[Entries with chart source code]
..............................
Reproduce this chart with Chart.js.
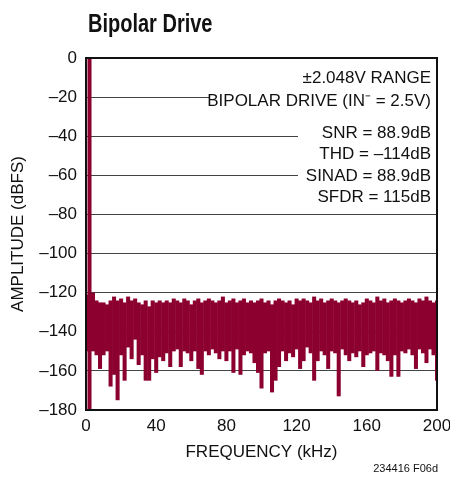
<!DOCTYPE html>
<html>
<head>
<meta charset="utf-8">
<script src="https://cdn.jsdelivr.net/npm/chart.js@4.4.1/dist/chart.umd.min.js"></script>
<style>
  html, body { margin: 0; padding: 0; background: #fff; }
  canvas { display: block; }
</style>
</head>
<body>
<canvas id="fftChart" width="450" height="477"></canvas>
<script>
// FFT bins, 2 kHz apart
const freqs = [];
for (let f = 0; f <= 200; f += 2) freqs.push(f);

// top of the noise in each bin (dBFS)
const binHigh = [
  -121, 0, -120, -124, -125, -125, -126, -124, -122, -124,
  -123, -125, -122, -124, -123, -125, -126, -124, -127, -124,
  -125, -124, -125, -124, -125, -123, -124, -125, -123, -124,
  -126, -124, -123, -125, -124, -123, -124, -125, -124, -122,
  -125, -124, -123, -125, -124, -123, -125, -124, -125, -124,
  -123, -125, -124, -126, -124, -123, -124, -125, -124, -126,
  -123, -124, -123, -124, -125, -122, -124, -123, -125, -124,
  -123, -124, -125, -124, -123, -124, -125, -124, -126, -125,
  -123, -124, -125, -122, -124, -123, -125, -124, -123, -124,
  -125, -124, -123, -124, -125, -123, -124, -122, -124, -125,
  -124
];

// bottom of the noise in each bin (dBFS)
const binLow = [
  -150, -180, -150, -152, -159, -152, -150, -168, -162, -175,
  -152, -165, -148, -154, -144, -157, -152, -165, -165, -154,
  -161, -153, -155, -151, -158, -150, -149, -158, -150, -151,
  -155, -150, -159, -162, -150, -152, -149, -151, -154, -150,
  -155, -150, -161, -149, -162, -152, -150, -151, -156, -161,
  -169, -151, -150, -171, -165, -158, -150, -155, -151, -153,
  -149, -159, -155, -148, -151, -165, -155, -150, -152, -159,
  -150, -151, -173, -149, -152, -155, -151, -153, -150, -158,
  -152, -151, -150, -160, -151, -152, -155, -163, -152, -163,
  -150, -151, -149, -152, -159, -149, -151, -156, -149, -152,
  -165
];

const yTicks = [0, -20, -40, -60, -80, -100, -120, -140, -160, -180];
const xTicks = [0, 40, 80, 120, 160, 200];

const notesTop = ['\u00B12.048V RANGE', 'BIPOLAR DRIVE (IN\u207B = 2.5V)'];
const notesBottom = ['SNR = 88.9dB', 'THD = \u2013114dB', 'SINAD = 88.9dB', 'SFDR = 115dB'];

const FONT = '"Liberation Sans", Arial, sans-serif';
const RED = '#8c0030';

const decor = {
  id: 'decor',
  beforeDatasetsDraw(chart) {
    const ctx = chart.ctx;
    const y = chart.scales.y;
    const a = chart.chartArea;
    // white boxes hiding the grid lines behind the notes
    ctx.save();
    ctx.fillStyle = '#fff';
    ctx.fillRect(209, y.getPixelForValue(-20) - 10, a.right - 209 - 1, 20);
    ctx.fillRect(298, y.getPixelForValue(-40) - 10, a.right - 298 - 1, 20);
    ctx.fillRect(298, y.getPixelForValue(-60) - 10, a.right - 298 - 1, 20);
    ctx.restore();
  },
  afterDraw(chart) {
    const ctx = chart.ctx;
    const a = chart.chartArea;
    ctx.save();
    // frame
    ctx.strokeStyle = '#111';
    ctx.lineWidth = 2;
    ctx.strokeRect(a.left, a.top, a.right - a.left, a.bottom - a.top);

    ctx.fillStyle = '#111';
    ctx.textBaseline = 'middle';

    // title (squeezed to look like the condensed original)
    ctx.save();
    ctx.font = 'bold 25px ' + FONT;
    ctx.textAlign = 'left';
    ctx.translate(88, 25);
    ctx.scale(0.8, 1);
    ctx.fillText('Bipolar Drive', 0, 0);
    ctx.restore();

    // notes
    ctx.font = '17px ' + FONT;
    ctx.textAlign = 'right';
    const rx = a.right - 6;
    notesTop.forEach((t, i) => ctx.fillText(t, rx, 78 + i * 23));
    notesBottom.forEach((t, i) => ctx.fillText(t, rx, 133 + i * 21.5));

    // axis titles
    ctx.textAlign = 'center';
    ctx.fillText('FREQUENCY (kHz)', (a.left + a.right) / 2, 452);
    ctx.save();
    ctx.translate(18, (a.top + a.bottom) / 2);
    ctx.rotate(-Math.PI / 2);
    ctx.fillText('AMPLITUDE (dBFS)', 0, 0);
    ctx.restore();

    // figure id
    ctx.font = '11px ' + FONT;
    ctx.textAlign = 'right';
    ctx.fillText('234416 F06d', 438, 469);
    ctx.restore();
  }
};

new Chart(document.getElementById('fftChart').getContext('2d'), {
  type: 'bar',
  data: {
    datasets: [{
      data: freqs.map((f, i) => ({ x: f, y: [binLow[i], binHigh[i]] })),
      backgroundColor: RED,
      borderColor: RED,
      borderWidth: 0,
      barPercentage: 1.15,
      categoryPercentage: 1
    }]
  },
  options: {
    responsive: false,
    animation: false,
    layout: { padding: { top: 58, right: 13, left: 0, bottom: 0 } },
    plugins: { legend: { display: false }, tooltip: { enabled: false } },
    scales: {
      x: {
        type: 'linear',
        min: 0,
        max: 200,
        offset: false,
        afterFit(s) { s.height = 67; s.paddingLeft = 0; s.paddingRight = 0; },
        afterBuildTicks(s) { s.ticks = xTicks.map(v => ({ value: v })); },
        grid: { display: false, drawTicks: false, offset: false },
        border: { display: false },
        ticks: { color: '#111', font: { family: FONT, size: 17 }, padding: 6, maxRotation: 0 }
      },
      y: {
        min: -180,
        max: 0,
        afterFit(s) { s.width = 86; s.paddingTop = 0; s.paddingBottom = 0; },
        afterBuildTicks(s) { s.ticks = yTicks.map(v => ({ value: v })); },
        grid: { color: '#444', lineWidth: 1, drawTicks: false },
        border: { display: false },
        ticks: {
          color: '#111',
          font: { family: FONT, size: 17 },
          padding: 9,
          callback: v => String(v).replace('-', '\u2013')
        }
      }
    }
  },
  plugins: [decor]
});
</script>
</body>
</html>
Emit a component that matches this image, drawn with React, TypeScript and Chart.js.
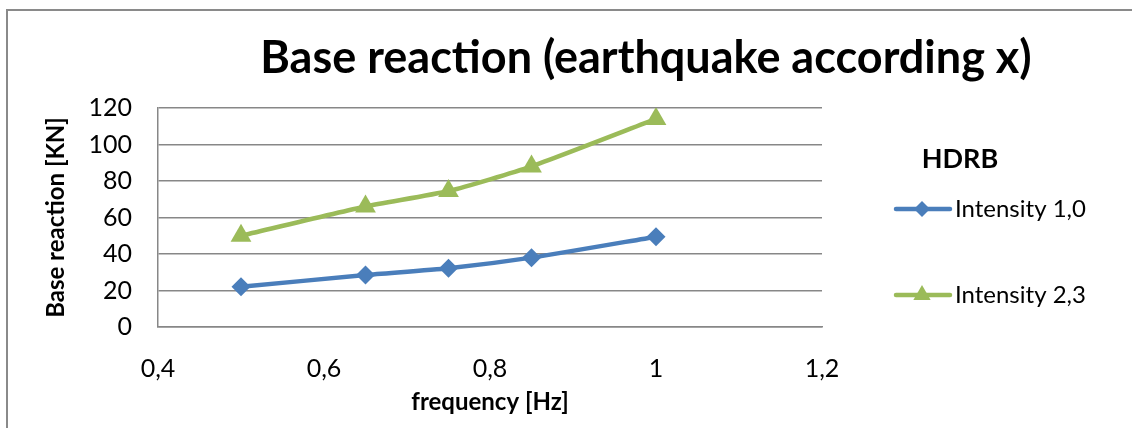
..............................
* Exercise
Starting at the top of the listing above, reproduce each line up to and including the one with "for (let f = 0;"; omit the pictures.

* Written answer
Reproduce this chart with Chart.js.
<!DOCTYPE html>
<html>
<head>
<meta charset="utf-8">
<script src="https://cdn.jsdelivr.net/npm/chart.js@4.4.1/dist/chart.umd.min.js"></script>
<style>
  html, body { margin: 0; padding: 0; background: #fff; }
  canvas { display: block; }
</style>
</head>
<body>
<canvas id="fftChart" width="450" height="477"></canvas>
<script>
// FFT bins, 2 kHz apart
const freqs = [];
for (let f = 0; f <= 200; f += 2) freqs.push(f);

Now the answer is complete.